Leeuwin Estate’s plantings total 346 acres, with the bulk of these (214 acres) planted between 1975 and 1978.

Chardonnay – The Legendary Block 20

The chardonnay plantings comprise 62 acres of vines divided into eight distinct parcels, all with differing soil and slope profiles. Each plot is harvested separately and kept separate throughout the entire winemaking process. The wines reflect these differences intimately and unfailingly from the beginning.

For example, Block 20 (the “Front Gate” Chardonnay) always forms the basis and backbone of the Art Series. So what is it then that makes Block 20 the ultimate producer of Chardonnay grapes?

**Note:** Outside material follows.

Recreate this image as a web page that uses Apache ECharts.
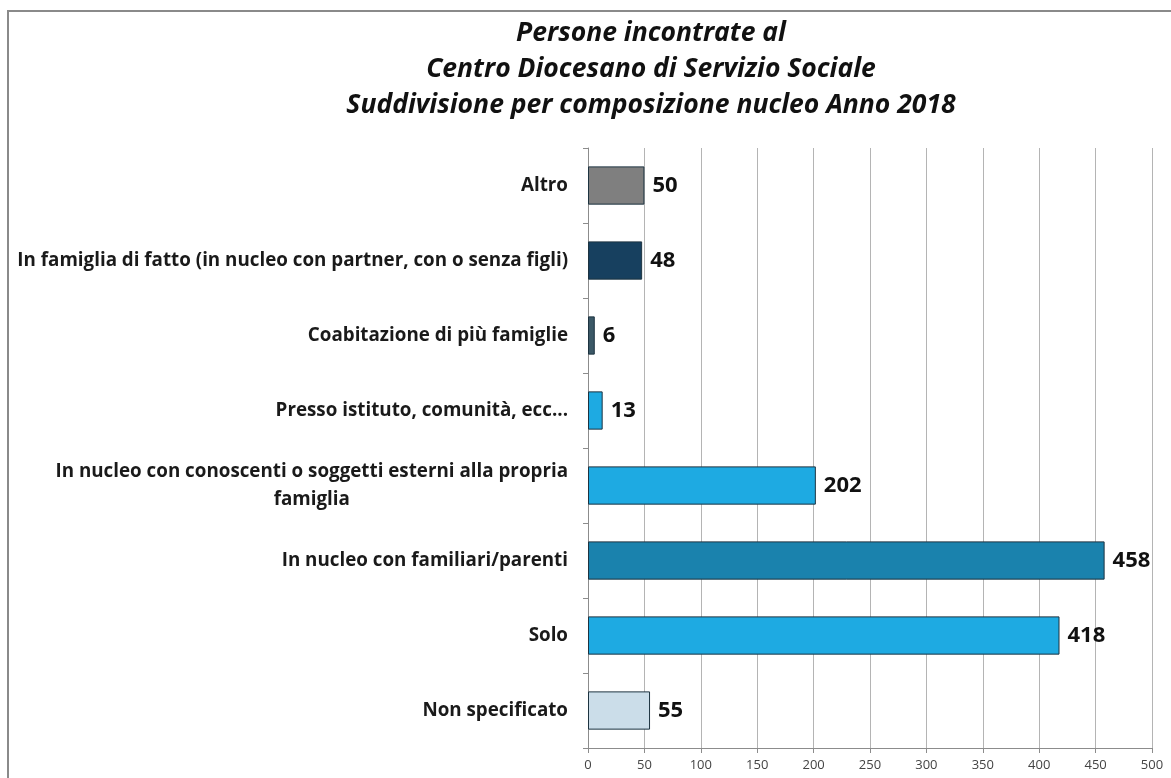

It’s situated on the mid to low slopes of one of the rolling gravelly hills formed by the dissecting creek system of the vineyard. Aspect and exposure is to the north and west. The vines are now twenty five years old and are the original 1957 importation known as the “Gin Gin Clone.”

Compared to some of the other vineyard sites the vines in Block 20 seem to grow in a perfectly balanced way. Cooled by the afternoon sea breezes, they receive even summer sun throughout the growing season. The soil appears to be just deep enough to allow leaf growth up to the commencement of ripening, yet not so abundant as to confuse the vine into growing and ripening at the same time.

Yields are moderate, never more than 2.5 tons to the acre and the bunches are rather small with lots of “hens and chickens,” but it is always ripe with usually 8-9gms/litre of natural acidity together with that delicate but extremely mouth persistent varietal flavor pronounced.

The fruit flavors are mirrored in the resulting wine which originates with delicate balance but has a capacity to age into something extraordinarily powerful and mouth filling whilst still maintaining its finesse such as the 1982 “Art Series” wine. Block 20 must certainly be one of the most valuable pieces of acreage in Australia.

By contrast Block 21, “Denis Road,” always gives a full, sweet and soft wine requiring less wood maturation in most years and resulting in an obvious “Prelude.”

Soils

The soils are moderately deep laterite gravels over ancient base rock and are generally acid pH of 5.4-5.8. These granite soils are some of the oldest and most leached in Australia. They also happen to be text book quality for growing vines, because of their general “warmth”and well drained openness which allows great root penetration and exploration.

Climate

85% of rainfall is received during six months, with very little rain during the ripening period. The depth of soil generally supplies the bulk of the vineyard’s needs throughout the dry period.

The mean daily maximum and minimum temperatures during the summer season are very similar to those of Bordeaux, however the Margaret River growing season begins slightly earlier and closes a little later, providing greater latitude for fruit to ripen.

As a result of the environment, the weather conditions in an “average” year in Margaret River equate to that which Bordeaux only enjoys occasionally in “great” vintage years.